Most Democratic politicians are allergic to populist language—the sort that targets rapacious economic and political elites.

That said, even when recent candidates like Ohio’s Tim Ryan have tried to put as much light as possible between themselves and the activist left—in his case, by running a TV ad that showed him throwing a football at a monitor displaying the phrase “Defund the Police”—they haven’t been particularly successful (though to be fair, Ryan did substantially outperform Biden in Ohio). Of the ten Democratic candidates in competitive House races who explicitly condemned “Defund the Police” in TV ads in 2022, just four won their races, all of whom were incumbents: Sanford Bishop (GA-2), Jared Golden (ME-2), Marcy Kaptur (OH-9), and Dan Kildee (MI-8).

The upshot is that it’s not clear how meaningful it is that Democrats don’t talk about controversial cultural issues; their silence seems to have little connection to how voters perceive them. Further, our research suggests that avoiding the cultural issues that Democratic base voters care about may even hurt Democrats—by suppressing enthusiasm or turnout among their progressive supporters. One path out of this dilemma could be to combine messaging on such issues with stronger, much more consistent messaging on economics. More of the latter could allay working-class voters’ concerns about their interests being ignored, though it remains unclear whether this would be enough to cut through the right-wing media’s effective portrayal of Democrats as “cultural Marxists.”

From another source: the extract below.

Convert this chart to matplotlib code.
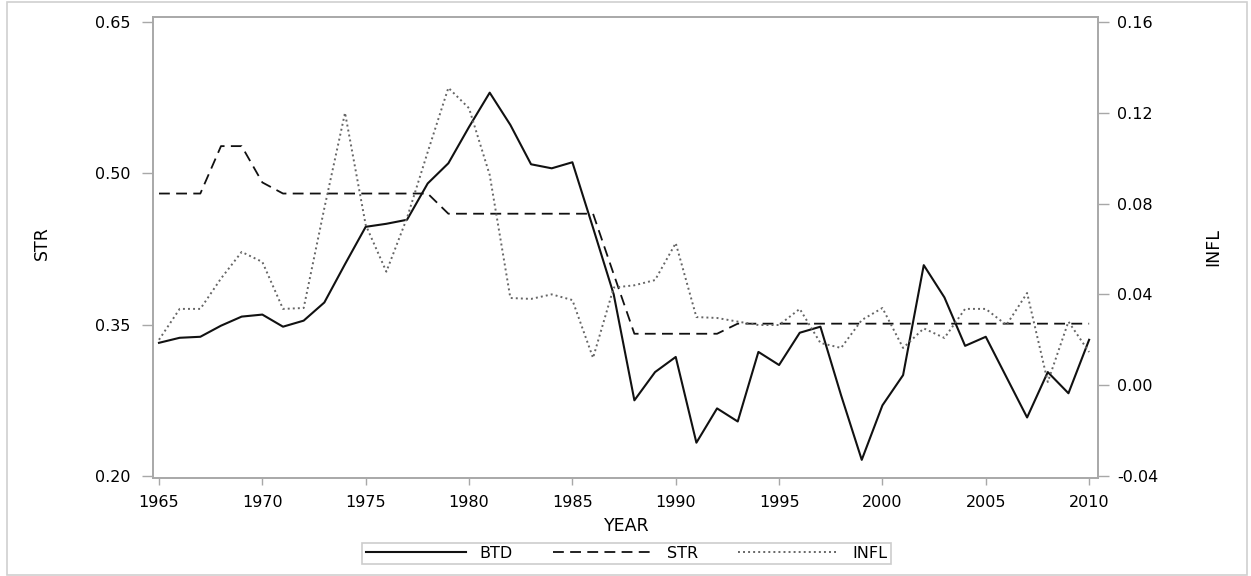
import matplotlib
matplotlib.use("Agg")
import matplotlib.pyplot as plt
from matplotlib.patches import Rectangle

# data
years = list(range(1965, 2011))

btd = [0.332, 0.337, 0.338, 0.349, 0.358, 0.360, 0.348, 0.354, 0.372, 0.410,
       0.447, 0.450, 0.454, 0.490, 0.510, 0.546, 0.580, 0.548, 0.509, 0.505,
       0.511, 0.446, 0.380, 0.275, 0.303, 0.318, 0.233, 0.267, 0.254, 0.323,
       0.310, 0.342, 0.348, 0.280, 0.216, 0.270, 0.300, 0.409, 0.377, 0.329,
       0.338, 0.298, 0.258, 0.303, 0.282, 0.335]

str_rate = [0.480, 0.480, 0.480, 0.527, 0.527, 0.491, 0.480, 0.480, 0.480, 0.480,
            0.480, 0.480, 0.480, 0.480, 0.460, 0.460, 0.460, 0.460, 0.460, 0.460,
            0.460, 0.460, 0.400, 0.341, 0.341, 0.341, 0.341, 0.341, 0.351, 0.351,
            0.351, 0.351, 0.351, 0.351, 0.351, 0.351, 0.351, 0.351, 0.351, 0.351,
            0.351, 0.351, 0.351, 0.351, 0.351, 0.351]

infl = [0.0200, 0.0336, 0.0336, 0.0470, 0.0587, 0.0543, 0.0336, 0.0340, 0.0780, 0.1200,
        0.0706, 0.0500, 0.0737, 0.1027, 0.1310, 0.1220, 0.0926, 0.0384, 0.0380, 0.0400,
        0.0375, 0.0120, 0.0430, 0.0440, 0.0463, 0.0626, 0.0300, 0.0296, 0.0280, 0.0265,
        0.0265, 0.0336, 0.0186, 0.0164, 0.0287, 0.0340, 0.0164, 0.0250, 0.0208, 0.0336,
        0.0336, 0.0265, 0.0406, 0.0014, 0.0280, 0.0146]

left_ticks = [0.20, 0.35, 0.50, 0.65]
right_ticks = [-0.04, 0.00, 0.04, 0.08, 0.12, 0.16]
year_ticks = list(range(1965, 2011, 5))

plt.rcParams['font.family'] = ['DejaVu Sans']
spine_col = '#a8a8a8'

fig = plt.figure(figsize=(12.51, 5.76), dpi=100)
ax = fig.add_axes([153 / 1251, 1 - 478 / 576, (1098 - 153) / 1251, (478 - 17) / 576])
ax2 = ax.twinx()

l1, = ax.plot(years, btd, color='#111111', lw=1.5, label='BTD')
l2, = ax.plot(years, str_rate, color='#111111', lw=1.3, linestyle=(0, (6, 3.5)), label='STR')
l3, = ax2.plot(years, infl, color='#666666', lw=1.4, linestyle=(0, (1, 1.6)), label='INFL')

ax.set_xlim(1964.71, 2010.43)
ax.set_ylim(0.198, 0.655)
ax2.set_ylim(-0.0409, 0.1622)

ax.set_xticks(year_ticks)
ax.set_yticks(left_ticks)
ax.set_yticklabels(['%.2f' % v for v in left_ticks])
ax2.set_yticks(right_ticks)
ax2.set_yticklabels(['%.2f' % v for v in right_ticks])

for a in (ax, ax2):
    for s in a.spines.values():
        s.set_color(spine_col)
        s.set_linewidth(1.2)

ax.tick_params(axis='x', length=5, width=1, color=spine_col, pad=7, labelsize=11.5)
ax.tick_params(axis='y', length=8, width=1, color=spine_col, pad=8, labelsize=11.5)
ax2.tick_params(axis='y', length=8, width=1, color=spine_col, pad=6, labelsize=11.5)

fig.text(627 / 1251, 1 - 526 / 576, 'YEAR', ha='center', va='center', fontsize=12.5)
fig.text(42 / 1251, 1 - 243 / 576, 'STR', ha='center', va='center', rotation=90, fontsize=12.5)
fig.text(1213 / 1251, 1 - 247 / 576, 'INFL', ha='center', va='center', rotation=90, fontsize=12.5)

leg = fig.legend(handles=[l1, l2, l3], loc='center', bbox_to_anchor=(626.5 / 1251, 1 - 553.5 / 576),
                 ncol=3, fontsize=11.5, frameon=True, fancybox=False, handlelength=6.3,
                 handletextpad=0.85, columnspacing=2.5, borderpad=0.2)
leg.get_frame().set_edgecolor('#c0c0c0')
leg.get_frame().set_linewidth(1.2)

# outer border around the whole graph
fig.patches.append(Rectangle((7 / 1251, 0.002), 1240 / 1251, 1 - 2 / 576 - 0.002,
                             transform=fig.transFigure, fill=False,
                             edgecolor='#d0d0d0', lw=1.2))

fig.savefig('out.png', dpi=100)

In sum, Hacker and Pierson make a compelling case that Democrats have come a long way on economic policy since the bad old days of the Democratic Leadership Council and Clinton’s declaration that the era of big government was over. But this transformation will mean little if their outreach to voters continues to portray the party as out of step with the working-class communities Democrats need to make their vision a reality.